# Exercise brief
The answer is one number: how many lines hold the string "size".
══════════
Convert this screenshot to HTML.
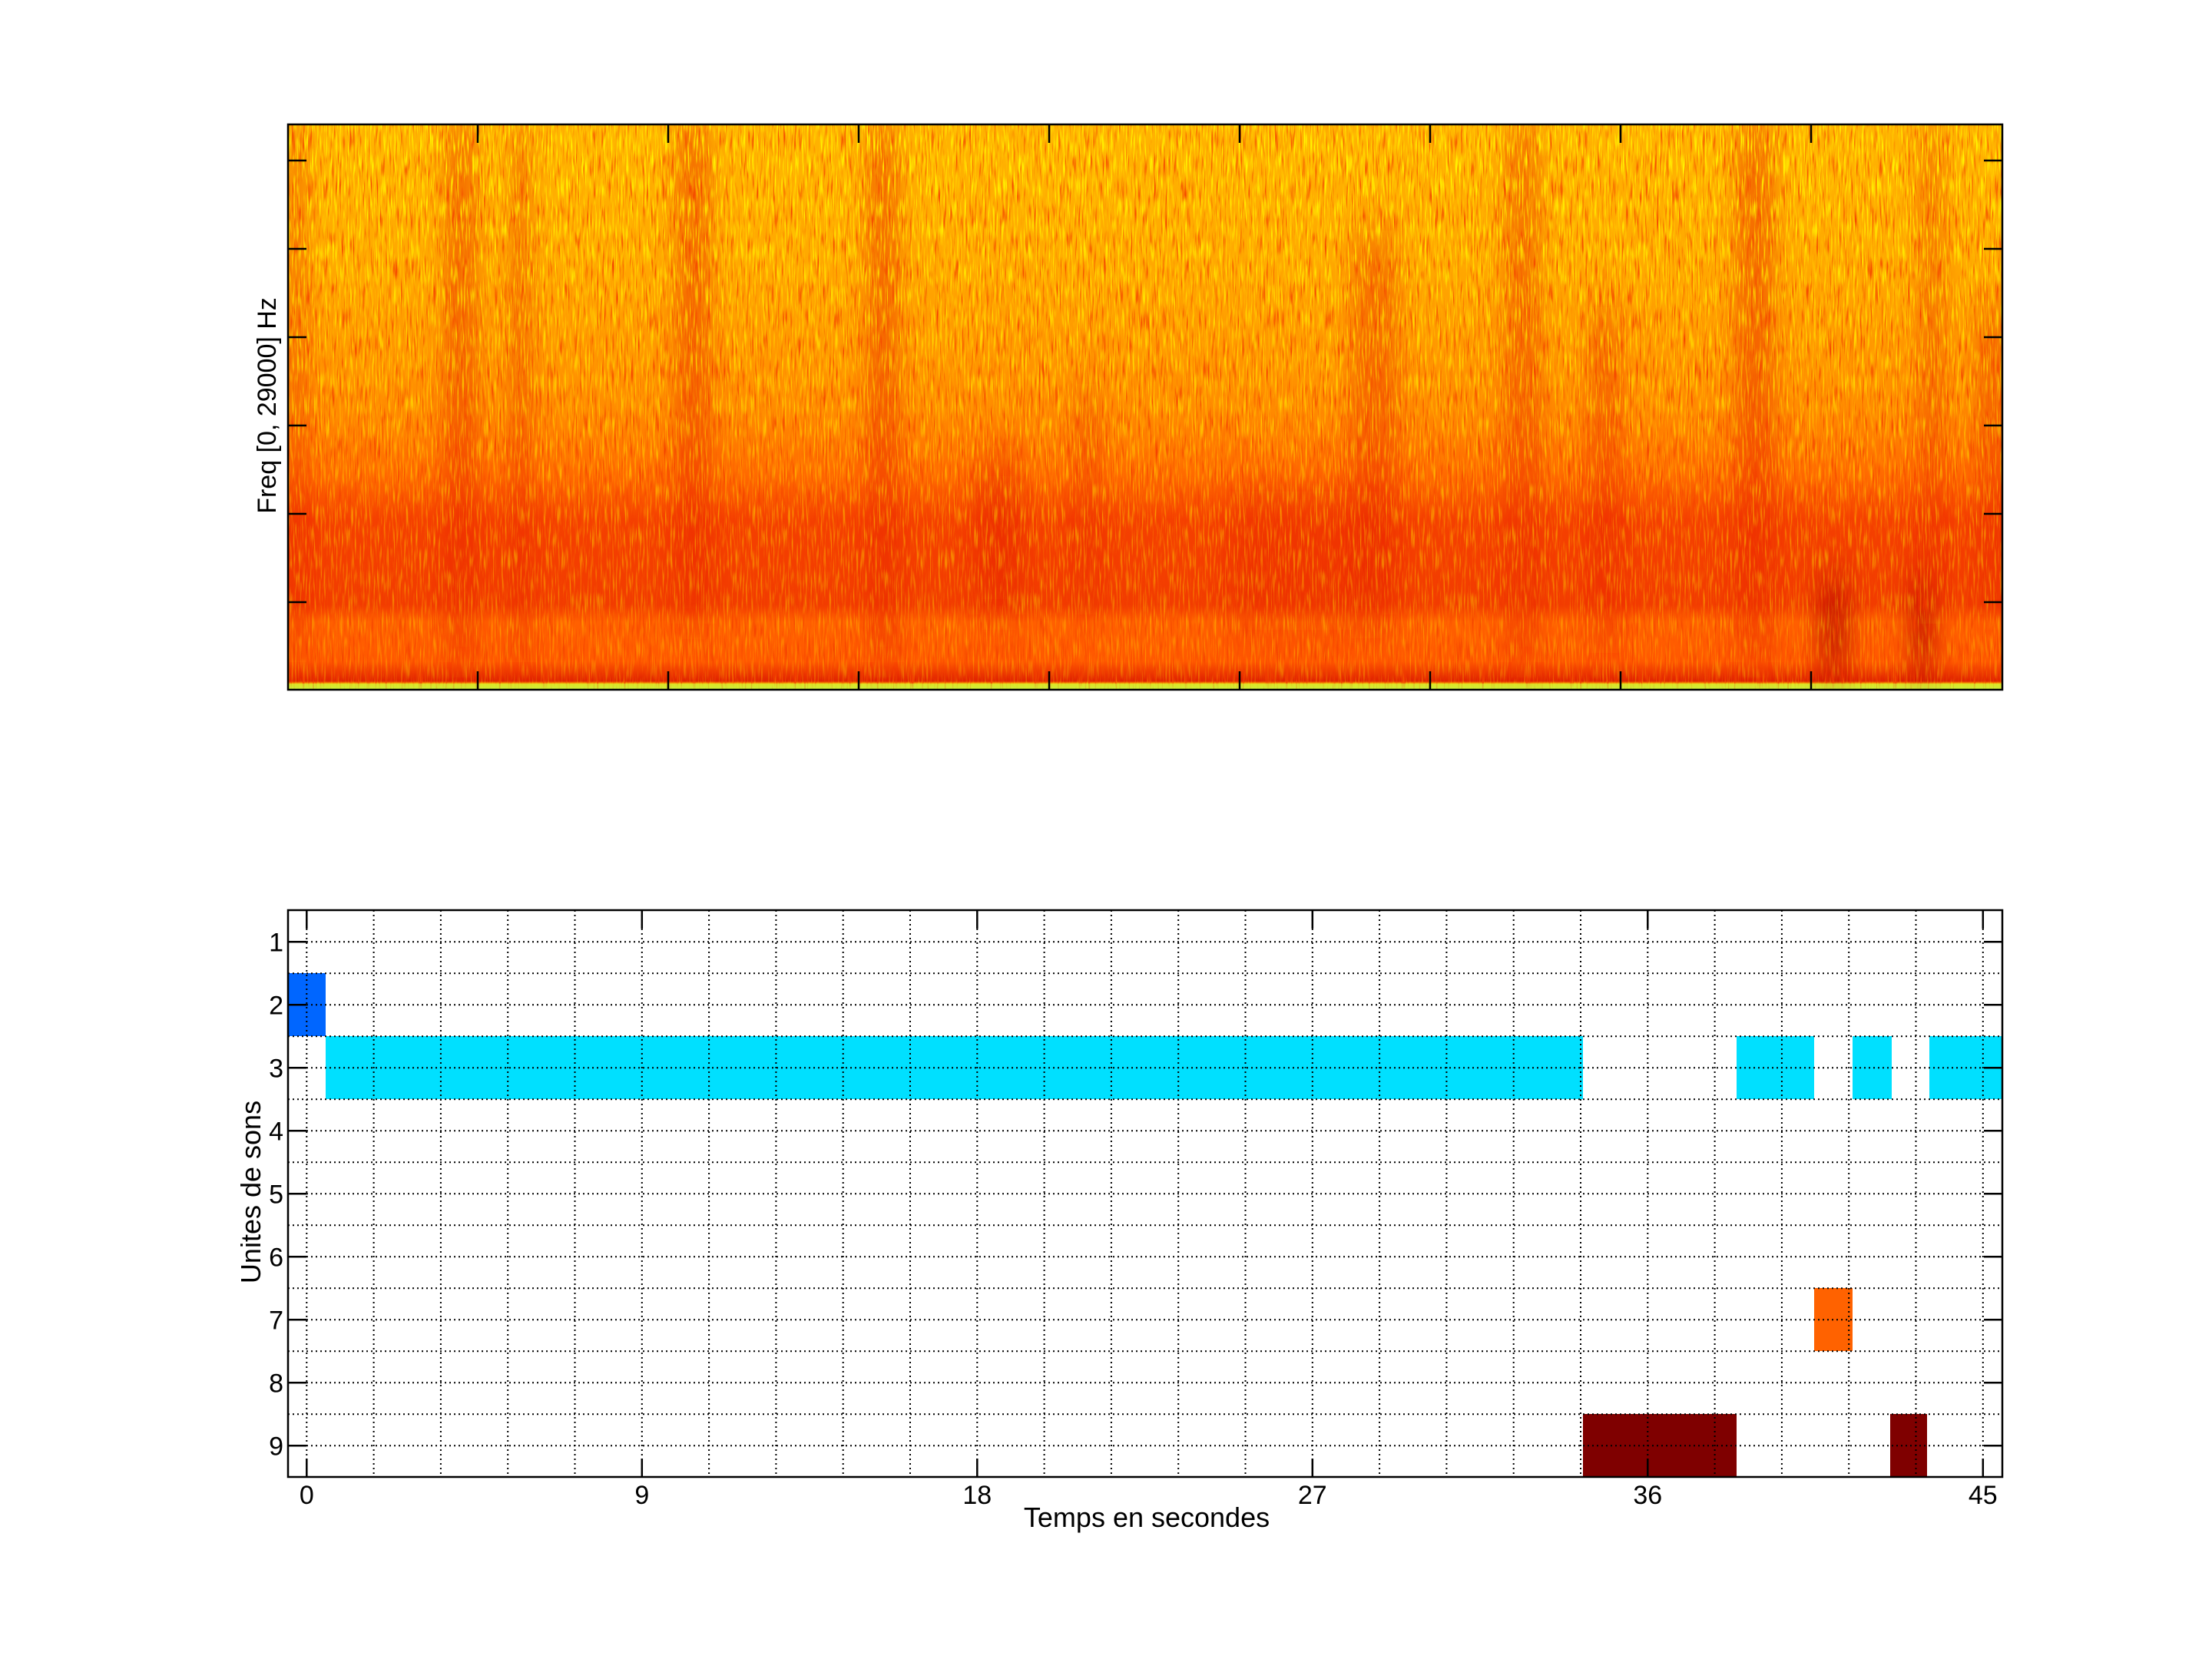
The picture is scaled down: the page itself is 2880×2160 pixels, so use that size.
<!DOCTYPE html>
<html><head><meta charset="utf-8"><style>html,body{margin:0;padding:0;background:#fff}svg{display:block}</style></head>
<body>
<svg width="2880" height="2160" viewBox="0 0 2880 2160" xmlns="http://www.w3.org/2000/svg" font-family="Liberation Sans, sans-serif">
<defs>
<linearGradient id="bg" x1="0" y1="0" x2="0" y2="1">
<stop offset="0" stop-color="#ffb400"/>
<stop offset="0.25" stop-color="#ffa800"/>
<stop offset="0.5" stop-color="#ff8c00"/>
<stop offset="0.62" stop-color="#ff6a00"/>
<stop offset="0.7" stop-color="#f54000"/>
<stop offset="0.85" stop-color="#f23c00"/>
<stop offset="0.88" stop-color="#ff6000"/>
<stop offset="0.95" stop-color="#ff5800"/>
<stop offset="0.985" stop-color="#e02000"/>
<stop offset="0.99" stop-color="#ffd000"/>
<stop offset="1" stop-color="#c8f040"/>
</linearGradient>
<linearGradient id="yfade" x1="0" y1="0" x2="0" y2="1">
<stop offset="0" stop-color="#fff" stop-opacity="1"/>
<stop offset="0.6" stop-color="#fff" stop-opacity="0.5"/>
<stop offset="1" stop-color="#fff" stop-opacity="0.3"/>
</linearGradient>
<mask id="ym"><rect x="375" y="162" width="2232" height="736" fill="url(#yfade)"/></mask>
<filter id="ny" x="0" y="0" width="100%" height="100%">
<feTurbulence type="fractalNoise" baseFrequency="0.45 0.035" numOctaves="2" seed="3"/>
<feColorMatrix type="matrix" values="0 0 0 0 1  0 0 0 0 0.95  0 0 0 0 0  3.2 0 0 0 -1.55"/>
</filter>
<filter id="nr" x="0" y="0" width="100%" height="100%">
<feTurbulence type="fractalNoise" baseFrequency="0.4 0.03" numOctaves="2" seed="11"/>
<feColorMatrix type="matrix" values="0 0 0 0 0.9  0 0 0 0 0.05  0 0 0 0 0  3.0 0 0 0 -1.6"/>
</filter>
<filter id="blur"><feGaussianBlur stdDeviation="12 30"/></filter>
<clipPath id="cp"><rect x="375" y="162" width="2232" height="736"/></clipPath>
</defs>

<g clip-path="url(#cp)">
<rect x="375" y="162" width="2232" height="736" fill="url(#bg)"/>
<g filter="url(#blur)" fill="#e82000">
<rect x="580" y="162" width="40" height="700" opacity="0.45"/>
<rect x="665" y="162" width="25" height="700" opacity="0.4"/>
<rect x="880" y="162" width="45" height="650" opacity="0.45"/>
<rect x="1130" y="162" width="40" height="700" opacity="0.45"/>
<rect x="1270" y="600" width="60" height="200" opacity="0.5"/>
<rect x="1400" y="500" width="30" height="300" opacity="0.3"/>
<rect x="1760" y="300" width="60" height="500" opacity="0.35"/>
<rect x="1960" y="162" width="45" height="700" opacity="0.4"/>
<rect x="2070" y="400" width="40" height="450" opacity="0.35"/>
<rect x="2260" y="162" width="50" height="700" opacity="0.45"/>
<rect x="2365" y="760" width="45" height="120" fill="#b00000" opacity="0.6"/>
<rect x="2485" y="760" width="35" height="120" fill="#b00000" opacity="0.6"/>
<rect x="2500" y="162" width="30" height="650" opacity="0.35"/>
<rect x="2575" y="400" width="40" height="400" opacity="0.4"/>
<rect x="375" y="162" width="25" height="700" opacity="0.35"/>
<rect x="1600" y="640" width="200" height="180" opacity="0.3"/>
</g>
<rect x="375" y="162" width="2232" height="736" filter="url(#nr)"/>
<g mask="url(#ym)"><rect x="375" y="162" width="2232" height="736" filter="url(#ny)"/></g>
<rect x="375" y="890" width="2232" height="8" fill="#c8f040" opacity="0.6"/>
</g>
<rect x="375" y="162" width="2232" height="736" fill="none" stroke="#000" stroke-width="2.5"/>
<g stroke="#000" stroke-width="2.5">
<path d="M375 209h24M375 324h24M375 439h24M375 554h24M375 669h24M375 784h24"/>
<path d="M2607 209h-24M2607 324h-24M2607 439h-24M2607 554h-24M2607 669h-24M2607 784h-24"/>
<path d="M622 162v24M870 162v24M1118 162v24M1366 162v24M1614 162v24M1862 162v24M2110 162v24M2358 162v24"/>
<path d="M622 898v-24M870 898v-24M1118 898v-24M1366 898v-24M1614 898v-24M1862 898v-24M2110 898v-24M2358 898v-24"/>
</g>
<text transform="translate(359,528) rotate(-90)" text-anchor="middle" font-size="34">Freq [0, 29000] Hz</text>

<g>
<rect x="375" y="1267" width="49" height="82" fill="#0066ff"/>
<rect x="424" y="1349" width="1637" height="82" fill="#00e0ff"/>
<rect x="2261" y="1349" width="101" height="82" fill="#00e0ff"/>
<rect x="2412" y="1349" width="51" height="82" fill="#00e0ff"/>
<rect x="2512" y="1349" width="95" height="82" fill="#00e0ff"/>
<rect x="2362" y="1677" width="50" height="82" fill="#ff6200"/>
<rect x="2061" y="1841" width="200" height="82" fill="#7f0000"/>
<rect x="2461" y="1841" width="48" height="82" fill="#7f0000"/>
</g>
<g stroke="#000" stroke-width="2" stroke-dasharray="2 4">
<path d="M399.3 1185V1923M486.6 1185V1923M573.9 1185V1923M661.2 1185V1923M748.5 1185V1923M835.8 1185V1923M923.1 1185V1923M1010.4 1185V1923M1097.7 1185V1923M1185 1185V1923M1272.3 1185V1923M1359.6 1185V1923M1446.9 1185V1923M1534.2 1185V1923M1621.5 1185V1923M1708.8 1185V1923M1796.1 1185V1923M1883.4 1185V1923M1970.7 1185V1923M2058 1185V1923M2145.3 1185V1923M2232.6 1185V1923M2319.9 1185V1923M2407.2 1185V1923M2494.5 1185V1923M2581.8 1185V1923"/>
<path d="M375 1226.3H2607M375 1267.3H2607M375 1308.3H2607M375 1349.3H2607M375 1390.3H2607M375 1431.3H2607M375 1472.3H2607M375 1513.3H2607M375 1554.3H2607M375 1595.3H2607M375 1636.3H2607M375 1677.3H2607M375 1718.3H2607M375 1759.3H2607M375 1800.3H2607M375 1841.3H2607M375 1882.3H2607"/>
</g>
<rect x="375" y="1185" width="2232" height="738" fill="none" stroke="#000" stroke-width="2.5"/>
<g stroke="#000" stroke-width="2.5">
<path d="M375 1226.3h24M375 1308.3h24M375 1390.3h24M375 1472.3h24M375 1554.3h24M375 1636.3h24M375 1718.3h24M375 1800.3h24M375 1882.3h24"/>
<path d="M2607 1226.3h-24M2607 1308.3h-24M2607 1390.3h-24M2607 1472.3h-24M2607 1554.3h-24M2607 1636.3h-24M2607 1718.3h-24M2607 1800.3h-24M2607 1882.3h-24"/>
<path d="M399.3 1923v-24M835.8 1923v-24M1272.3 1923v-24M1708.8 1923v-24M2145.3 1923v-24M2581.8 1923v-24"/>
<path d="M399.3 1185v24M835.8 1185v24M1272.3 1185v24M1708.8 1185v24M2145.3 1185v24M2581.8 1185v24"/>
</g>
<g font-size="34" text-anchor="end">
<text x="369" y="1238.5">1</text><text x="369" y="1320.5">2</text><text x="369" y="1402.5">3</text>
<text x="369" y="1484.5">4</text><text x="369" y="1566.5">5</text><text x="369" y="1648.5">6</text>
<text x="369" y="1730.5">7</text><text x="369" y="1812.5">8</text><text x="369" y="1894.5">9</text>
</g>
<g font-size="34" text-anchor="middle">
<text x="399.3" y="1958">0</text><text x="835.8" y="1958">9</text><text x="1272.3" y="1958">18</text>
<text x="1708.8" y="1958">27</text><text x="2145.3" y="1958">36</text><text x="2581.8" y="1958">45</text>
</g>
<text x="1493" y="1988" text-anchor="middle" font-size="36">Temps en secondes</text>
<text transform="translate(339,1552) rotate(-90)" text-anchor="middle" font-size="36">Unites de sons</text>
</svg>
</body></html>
══════════
# Written reply
6